WHAT YOU SHOULD DO —
Print all of the lines exactly. Any picture among them stays out.

RECORDED DATA —
+ + + +

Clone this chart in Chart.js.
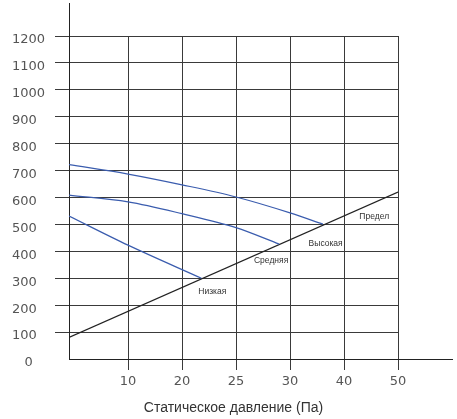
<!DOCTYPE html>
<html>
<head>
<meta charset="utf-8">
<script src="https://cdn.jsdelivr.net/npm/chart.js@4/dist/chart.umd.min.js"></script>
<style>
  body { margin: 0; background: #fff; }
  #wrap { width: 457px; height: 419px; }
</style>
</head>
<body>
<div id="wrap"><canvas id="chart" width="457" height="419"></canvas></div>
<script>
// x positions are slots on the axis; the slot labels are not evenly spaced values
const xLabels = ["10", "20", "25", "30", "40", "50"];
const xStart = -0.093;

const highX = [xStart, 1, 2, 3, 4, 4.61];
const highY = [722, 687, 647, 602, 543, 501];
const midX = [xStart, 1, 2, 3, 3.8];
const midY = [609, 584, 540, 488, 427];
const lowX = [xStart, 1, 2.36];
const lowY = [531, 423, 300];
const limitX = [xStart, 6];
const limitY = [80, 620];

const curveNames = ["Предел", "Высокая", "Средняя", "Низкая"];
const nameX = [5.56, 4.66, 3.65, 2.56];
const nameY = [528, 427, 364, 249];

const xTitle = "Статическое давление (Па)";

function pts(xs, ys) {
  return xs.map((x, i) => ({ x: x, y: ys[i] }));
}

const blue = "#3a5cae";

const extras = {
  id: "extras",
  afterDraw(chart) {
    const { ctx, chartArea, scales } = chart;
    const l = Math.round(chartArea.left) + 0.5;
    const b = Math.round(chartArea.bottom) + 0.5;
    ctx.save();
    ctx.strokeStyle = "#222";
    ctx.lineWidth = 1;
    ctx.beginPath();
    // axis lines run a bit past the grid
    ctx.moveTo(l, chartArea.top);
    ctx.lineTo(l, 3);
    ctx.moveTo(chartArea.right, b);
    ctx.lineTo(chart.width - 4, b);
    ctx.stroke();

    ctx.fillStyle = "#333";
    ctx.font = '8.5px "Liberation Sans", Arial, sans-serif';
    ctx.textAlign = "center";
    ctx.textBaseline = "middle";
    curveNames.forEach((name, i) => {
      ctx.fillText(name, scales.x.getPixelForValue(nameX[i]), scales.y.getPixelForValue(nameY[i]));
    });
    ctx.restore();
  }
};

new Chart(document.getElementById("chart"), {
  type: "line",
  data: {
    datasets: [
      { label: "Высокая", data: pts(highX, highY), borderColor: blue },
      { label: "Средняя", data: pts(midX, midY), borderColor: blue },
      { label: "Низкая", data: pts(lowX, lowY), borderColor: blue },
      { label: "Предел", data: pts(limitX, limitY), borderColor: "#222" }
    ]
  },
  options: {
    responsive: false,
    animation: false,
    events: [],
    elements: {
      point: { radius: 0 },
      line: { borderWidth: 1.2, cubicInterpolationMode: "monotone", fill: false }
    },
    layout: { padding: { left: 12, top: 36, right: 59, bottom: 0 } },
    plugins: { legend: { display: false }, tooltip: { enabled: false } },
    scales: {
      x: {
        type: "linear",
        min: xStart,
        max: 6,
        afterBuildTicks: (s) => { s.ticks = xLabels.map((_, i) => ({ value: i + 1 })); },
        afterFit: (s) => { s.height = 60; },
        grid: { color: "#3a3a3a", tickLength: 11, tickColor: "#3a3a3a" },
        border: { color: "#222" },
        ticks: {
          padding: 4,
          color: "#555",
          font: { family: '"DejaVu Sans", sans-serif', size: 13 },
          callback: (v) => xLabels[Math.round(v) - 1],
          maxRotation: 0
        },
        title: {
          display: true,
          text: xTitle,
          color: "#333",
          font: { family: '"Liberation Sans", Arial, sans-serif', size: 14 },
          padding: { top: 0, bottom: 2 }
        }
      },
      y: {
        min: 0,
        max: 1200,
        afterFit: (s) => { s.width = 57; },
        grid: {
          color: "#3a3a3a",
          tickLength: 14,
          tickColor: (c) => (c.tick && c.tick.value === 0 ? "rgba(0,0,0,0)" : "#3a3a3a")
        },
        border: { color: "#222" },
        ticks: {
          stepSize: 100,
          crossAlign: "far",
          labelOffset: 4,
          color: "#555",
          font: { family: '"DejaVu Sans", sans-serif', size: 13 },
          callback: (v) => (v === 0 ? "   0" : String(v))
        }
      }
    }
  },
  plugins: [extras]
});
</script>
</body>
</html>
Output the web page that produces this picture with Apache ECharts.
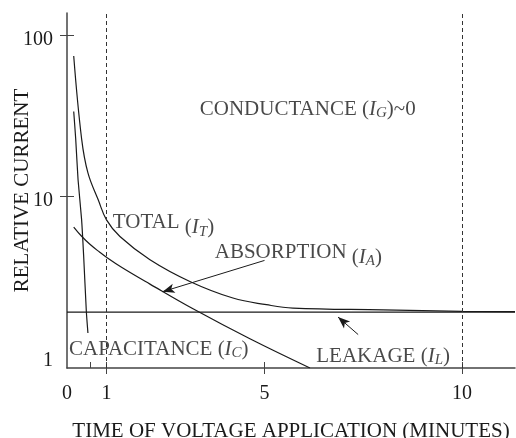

+ + + +

PROBLEM SOLUTION —
Clone this chart in Chart.js.
<!DOCTYPE html>
<html>
<head>
<meta charset="utf-8">
<script src="https://cdn.jsdelivr.net/npm/chart.js@4/dist/chart.umd.min.js"></script>
<style>
  body { margin: 0; background: #fff; }
  #wrap { width: 457px; height: 419px; }
</style>
</head>
<body>
<div id="wrap"><canvas id="chart" width="457" height="419"></canvas></div>
<script>
// x positions are slots on the axis; the slot labels are not evenly spaced values
const xLabels = ["10", "20", "25", "30", "40", "50"];
const xStart = -0.093;

const highX = [xStart, 1, 2, 3, 4, 4.61];
const highY = [722, 687, 647, 602, 543, 501];
const midX = [xStart, 1, 2, 3, 3.8];
const midY = [609, 584, 540, 488, 427];
const lowX = [xStart, 1, 2.36];
const lowY = [531, 423, 300];
const limitX = [xStart, 6];
const limitY = [80, 620];

const curveNames = ["Предел", "Высокая", "Средняя", "Низкая"];
const nameX = [5.56, 4.66, 3.65, 2.56];
const nameY = [528, 427, 364, 249];

const xTitle = "Статическое давление (Па)";

function pts(xs, ys) {
  return xs.map((x, i) => ({ x: x, y: ys[i] }));
}

const blue = "#3a5cae";

const extras = {
  id: "extras",
  afterDraw(chart) {
    const { ctx, chartArea, scales } = chart;
    const l = Math.round(chartArea.left) + 0.5;
    const b = Math.round(chartArea.bottom) + 0.5;
    ctx.save();
    ctx.strokeStyle = "#222";
    ctx.lineWidth = 1;
    ctx.beginPath();
    // axis lines run a bit past the grid
    ctx.moveTo(l, chartArea.top);
    ctx.lineTo(l, 3);
    ctx.moveTo(chartArea.right, b);
    ctx.lineTo(chart.width - 4, b);
    ctx.stroke();

    ctx.fillStyle = "#333";
    ctx.font = '8.5px "Liberation Sans", Arial, sans-serif';
    ctx.textAlign = "center";
    ctx.textBaseline = "middle";
    curveNames.forEach((name, i) => {
      ctx.fillText(name, scales.x.getPixelForValue(nameX[i]), scales.y.getPixelForValue(nameY[i]));
    });
    ctx.restore();
  }
};

new Chart(document.getElementById("chart"), {
  type: "line",
  data: {
    datasets: [
      { label: "Высокая", data: pts(highX, highY), borderColor: blue },
      { label: "Средняя", data: pts(midX, midY), borderColor: blue },
      { label: "Низкая", data: pts(lowX, lowY), borderColor: blue },
      { label: "Предел", data: pts(limitX, limitY), borderColor: "#222" }
    ]
  },
  options: {
    responsive: false,
    animation: false,
    events: [],
    elements: {
      point: { radius: 0 },
      line: { borderWidth: 1.2, cubicInterpolationMode: "monotone", fill: false }
    },
    layout: { padding: { left: 12, top: 36, right: 59, bottom: 0 } },
    plugins: { legend: { display: false }, tooltip: { enabled: false } },
    scales: {
      x: {
        type: "linear",
        min: xStart,
        max: 6,
        afterBuildTicks: (s) => { s.ticks = xLabels.map((_, i) => ({ value: i + 1 })); },
        afterFit: (s) => { s.height = 60; },
        grid: { color: "#3a3a3a", tickLength: 11, tickColor: "#3a3a3a" },
        border: { color: "#222" },
        ticks: {
          padding: 4,
          color: "#555",
          font: { family: '"DejaVu Sans", sans-serif', size: 13 },
          callback: (v) => xLabels[Math.round(v) - 1],
          maxRotation: 0
        },
        title: {
          display: true,
          text: xTitle,
          color: "#333",
          font: { family: '"Liberation Sans", Arial, sans-serif', size: 14 },
          padding: { top: 0, bottom: 2 }
        }
      },
      y: {
        min: 0,
        max: 1200,
        afterFit: (s) => { s.width = 57; },
        grid: {
          color: "#3a3a3a",
          tickLength: 14,
          tickColor: (c) => (c.tick && c.tick.value === 0 ? "rgba(0,0,0,0)" : "#3a3a3a")
        },
        border: { color: "#222" },
        ticks: {
          stepSize: 100,
          crossAlign: "far",
          labelOffset: 4,
          color: "#555",
          font: { family: '"DejaVu Sans", sans-serif', size: 13 },
          callback: (v) => (v === 0 ? "   0" : String(v))
        }
      }
    }
  },
  plugins: [extras]
});
</script>
</body>
</html>
Output the web page that produces this picture with Apache ECharts.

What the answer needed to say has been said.